Problem to work on
Go over the entries below line by line, copying each one that contains the word "matplotlib".

(Plotting code records)
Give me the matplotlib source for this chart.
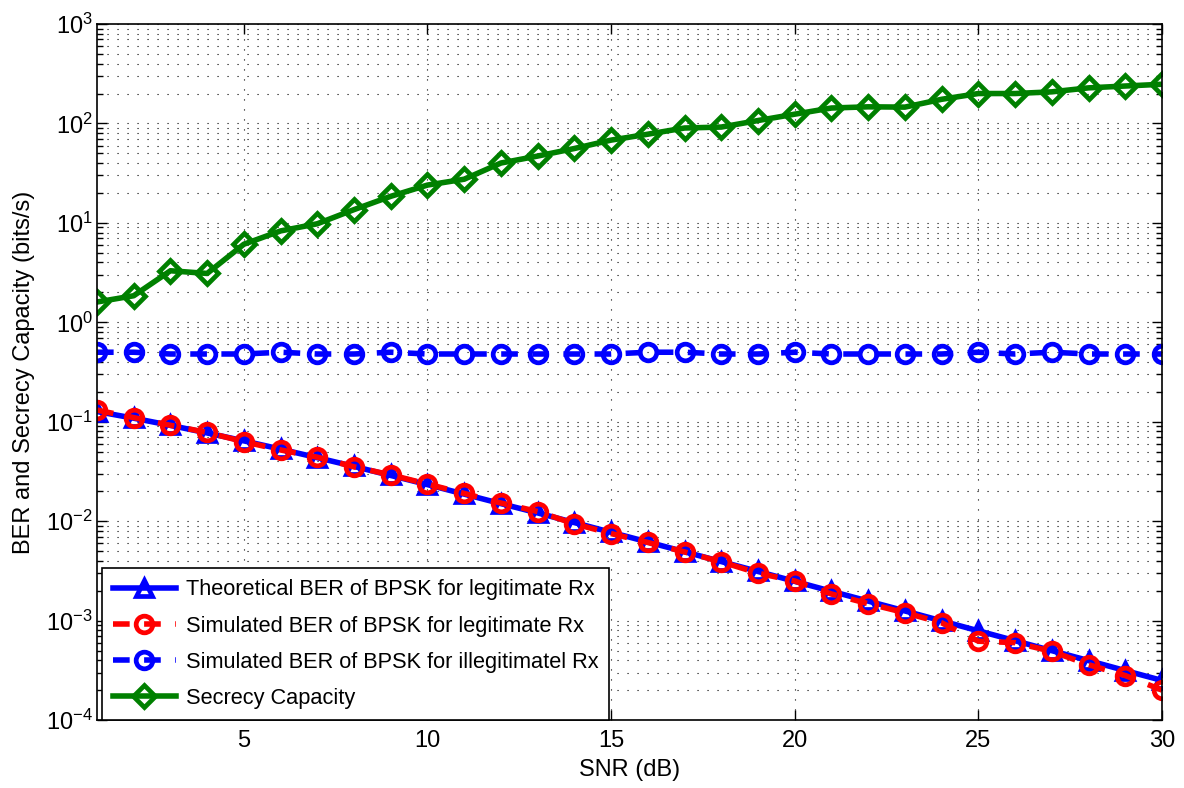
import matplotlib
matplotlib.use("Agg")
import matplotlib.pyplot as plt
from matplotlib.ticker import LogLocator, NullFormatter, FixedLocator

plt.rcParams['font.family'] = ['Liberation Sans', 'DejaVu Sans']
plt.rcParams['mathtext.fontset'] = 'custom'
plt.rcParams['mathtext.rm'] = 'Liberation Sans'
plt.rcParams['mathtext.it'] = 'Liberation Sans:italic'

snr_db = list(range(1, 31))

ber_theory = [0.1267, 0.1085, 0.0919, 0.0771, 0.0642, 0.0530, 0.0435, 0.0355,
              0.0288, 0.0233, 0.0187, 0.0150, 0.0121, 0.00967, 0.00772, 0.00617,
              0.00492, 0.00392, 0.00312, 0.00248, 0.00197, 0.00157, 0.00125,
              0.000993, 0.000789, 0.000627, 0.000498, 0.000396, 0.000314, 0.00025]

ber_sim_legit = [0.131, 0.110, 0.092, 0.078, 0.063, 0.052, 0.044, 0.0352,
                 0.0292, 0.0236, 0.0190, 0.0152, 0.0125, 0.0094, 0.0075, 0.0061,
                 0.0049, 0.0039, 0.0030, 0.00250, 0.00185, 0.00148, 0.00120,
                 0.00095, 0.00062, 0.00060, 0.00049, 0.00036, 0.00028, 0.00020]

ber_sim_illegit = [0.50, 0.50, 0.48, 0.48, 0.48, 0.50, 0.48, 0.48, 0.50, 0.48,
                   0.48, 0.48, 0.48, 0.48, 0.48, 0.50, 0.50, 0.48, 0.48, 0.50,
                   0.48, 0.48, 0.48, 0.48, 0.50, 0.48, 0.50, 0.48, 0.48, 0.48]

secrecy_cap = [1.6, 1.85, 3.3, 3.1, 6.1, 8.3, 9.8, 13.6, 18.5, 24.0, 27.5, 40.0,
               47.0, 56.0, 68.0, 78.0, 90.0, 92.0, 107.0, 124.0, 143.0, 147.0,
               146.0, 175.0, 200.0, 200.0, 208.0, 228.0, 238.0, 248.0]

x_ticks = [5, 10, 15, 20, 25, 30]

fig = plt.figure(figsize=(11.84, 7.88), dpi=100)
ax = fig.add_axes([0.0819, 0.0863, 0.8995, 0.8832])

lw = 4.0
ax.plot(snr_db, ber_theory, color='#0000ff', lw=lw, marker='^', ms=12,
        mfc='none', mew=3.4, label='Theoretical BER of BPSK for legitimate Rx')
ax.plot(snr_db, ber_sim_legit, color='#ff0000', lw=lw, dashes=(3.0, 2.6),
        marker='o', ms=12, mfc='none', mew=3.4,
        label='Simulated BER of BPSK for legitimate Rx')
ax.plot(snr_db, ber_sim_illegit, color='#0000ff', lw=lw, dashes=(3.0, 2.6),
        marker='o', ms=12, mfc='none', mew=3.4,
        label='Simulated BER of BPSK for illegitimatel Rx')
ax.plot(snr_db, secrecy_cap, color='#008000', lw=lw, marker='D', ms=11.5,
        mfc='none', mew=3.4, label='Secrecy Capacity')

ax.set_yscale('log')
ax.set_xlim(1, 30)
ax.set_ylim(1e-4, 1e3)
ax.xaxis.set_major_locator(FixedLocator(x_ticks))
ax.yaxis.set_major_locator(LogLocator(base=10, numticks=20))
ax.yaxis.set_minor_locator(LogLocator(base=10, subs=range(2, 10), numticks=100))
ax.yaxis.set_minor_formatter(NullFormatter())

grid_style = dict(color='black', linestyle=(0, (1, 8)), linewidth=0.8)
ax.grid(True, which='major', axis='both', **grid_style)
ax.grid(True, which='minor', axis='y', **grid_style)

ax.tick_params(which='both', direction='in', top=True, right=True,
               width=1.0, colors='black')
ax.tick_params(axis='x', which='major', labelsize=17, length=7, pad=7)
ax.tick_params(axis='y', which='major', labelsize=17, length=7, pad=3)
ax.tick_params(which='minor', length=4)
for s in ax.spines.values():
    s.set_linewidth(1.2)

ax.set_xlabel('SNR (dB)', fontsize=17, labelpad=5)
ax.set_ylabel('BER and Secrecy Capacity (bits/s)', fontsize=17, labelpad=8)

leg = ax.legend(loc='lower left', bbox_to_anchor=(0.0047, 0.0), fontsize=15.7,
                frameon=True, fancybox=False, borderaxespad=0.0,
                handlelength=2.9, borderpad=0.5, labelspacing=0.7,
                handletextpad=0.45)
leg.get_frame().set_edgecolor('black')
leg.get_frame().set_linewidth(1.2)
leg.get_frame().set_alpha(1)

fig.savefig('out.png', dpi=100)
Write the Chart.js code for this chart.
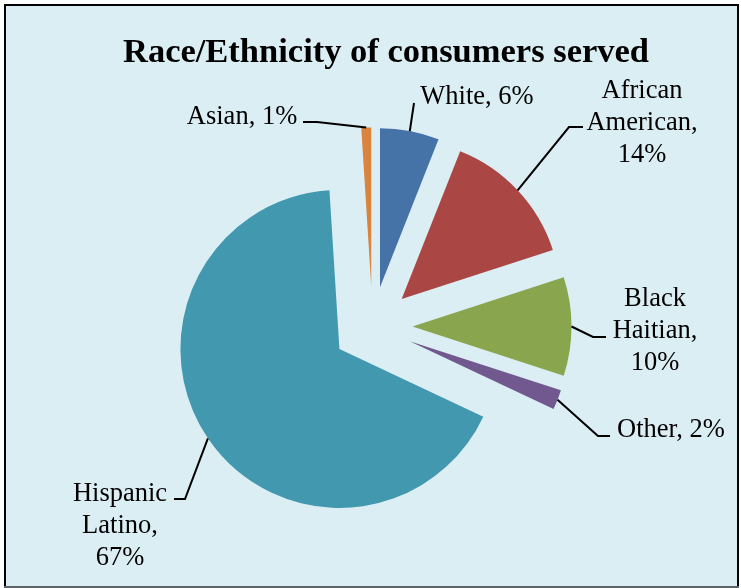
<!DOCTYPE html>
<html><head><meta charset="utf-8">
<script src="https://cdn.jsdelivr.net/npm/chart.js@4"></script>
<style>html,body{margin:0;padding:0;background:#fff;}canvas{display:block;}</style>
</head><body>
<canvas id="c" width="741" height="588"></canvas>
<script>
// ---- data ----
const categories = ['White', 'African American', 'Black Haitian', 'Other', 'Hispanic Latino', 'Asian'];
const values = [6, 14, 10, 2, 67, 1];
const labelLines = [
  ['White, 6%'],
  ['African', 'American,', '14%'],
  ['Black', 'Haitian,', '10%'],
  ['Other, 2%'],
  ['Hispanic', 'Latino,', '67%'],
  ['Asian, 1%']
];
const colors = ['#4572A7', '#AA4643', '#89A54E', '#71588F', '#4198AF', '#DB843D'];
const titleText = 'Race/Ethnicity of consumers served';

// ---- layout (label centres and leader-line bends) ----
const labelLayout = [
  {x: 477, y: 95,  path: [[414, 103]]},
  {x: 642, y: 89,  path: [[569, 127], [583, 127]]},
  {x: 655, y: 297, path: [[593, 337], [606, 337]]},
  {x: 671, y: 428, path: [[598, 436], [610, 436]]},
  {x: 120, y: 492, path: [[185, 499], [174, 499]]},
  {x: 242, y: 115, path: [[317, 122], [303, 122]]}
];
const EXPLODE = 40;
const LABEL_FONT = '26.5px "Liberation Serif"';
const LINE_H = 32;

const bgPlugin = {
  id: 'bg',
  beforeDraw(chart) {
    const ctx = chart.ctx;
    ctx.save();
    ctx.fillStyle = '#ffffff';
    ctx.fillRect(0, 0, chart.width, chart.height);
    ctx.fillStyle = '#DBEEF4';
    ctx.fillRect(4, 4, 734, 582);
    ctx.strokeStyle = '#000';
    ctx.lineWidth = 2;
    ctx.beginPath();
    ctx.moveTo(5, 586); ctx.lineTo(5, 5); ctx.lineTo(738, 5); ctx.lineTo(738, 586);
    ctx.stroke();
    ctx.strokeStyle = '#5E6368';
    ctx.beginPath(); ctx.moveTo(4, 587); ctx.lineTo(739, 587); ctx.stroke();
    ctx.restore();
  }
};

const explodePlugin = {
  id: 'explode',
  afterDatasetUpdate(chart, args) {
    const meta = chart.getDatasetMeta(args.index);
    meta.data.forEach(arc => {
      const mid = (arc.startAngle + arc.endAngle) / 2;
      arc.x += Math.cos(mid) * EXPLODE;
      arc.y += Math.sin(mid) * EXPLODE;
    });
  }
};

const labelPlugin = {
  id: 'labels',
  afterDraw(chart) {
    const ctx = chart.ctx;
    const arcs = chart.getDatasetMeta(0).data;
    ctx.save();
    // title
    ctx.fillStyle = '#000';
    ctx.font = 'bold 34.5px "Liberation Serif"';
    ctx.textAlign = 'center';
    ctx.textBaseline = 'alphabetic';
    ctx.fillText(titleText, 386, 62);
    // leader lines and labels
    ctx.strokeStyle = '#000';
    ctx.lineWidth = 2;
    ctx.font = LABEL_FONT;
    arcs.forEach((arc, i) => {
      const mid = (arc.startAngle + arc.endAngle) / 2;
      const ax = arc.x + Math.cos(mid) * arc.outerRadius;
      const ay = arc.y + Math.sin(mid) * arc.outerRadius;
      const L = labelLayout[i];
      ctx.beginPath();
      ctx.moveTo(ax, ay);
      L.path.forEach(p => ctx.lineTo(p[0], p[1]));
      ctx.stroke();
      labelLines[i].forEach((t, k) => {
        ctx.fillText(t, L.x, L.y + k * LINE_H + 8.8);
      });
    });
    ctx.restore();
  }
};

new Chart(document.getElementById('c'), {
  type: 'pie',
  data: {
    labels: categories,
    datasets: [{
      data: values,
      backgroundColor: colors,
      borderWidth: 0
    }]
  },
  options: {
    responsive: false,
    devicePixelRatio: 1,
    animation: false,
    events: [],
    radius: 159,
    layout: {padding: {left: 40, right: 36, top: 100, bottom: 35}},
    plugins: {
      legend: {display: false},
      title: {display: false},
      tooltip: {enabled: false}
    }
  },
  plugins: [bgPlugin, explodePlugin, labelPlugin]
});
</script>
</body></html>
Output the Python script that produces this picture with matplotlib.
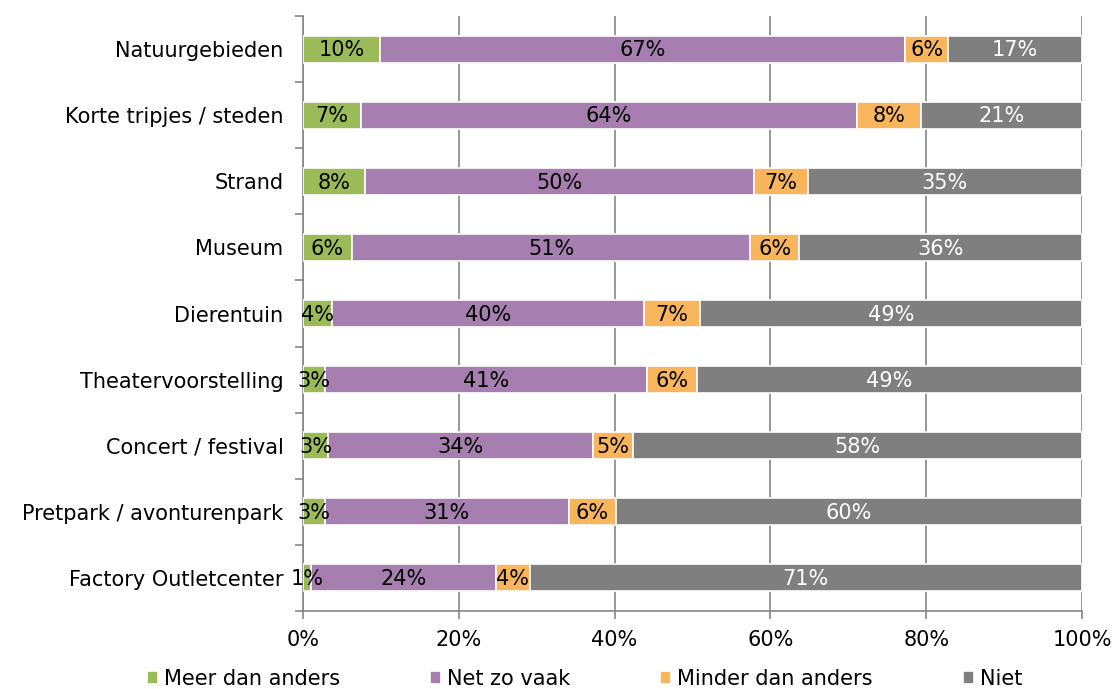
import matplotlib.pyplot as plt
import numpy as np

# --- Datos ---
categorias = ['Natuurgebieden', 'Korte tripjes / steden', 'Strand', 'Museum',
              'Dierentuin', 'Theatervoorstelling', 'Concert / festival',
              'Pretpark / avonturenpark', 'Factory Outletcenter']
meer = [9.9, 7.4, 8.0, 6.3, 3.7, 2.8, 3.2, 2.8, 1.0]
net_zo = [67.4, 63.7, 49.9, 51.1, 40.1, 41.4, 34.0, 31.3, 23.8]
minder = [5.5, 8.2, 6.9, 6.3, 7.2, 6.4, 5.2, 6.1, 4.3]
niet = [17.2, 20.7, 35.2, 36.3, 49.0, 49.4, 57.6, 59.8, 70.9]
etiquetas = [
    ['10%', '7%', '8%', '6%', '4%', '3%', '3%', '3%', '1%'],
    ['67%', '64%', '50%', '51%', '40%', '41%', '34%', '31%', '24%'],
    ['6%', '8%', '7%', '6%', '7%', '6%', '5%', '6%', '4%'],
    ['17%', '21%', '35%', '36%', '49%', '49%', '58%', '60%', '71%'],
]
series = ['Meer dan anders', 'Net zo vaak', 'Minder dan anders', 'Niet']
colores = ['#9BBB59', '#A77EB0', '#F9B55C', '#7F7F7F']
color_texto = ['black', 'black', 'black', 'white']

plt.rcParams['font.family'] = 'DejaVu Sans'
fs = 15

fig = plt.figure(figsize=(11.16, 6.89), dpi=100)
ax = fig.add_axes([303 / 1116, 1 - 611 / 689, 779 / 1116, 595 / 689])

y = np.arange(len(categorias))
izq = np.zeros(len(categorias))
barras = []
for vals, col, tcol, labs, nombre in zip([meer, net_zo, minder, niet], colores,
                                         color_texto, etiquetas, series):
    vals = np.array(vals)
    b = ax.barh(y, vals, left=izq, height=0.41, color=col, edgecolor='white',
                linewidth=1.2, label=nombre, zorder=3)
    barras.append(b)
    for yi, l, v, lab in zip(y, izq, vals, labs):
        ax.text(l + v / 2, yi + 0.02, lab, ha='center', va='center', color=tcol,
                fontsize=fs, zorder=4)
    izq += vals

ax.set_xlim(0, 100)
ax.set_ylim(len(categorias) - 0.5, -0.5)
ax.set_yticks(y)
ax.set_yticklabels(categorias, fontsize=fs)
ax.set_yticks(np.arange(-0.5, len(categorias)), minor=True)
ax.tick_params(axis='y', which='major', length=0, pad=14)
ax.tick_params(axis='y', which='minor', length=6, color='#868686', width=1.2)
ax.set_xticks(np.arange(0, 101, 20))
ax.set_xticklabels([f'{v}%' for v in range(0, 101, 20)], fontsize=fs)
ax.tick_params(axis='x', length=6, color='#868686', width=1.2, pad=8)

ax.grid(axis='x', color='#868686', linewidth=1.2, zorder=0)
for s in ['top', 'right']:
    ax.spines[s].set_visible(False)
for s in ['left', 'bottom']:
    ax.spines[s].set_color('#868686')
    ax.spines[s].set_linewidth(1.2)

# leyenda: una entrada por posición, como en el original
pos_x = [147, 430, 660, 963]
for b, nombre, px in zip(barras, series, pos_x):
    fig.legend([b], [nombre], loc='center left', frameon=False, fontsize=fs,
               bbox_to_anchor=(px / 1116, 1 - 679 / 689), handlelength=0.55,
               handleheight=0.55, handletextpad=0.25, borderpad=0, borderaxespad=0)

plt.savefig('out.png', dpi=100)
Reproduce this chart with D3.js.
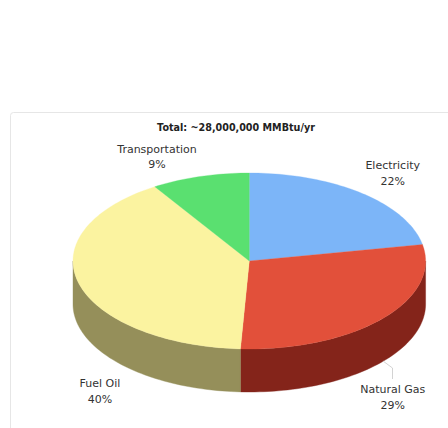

Right answer
Give me the matplotlib source for this chart.
import matplotlib
matplotlib.use("Agg")
import matplotlib.pyplot as plt
from matplotlib.ticker import LogLocator, NullFormatter, FixedLocator
Output the Python script that produces this picture with matplotlib.
import matplotlib.pyplot as plt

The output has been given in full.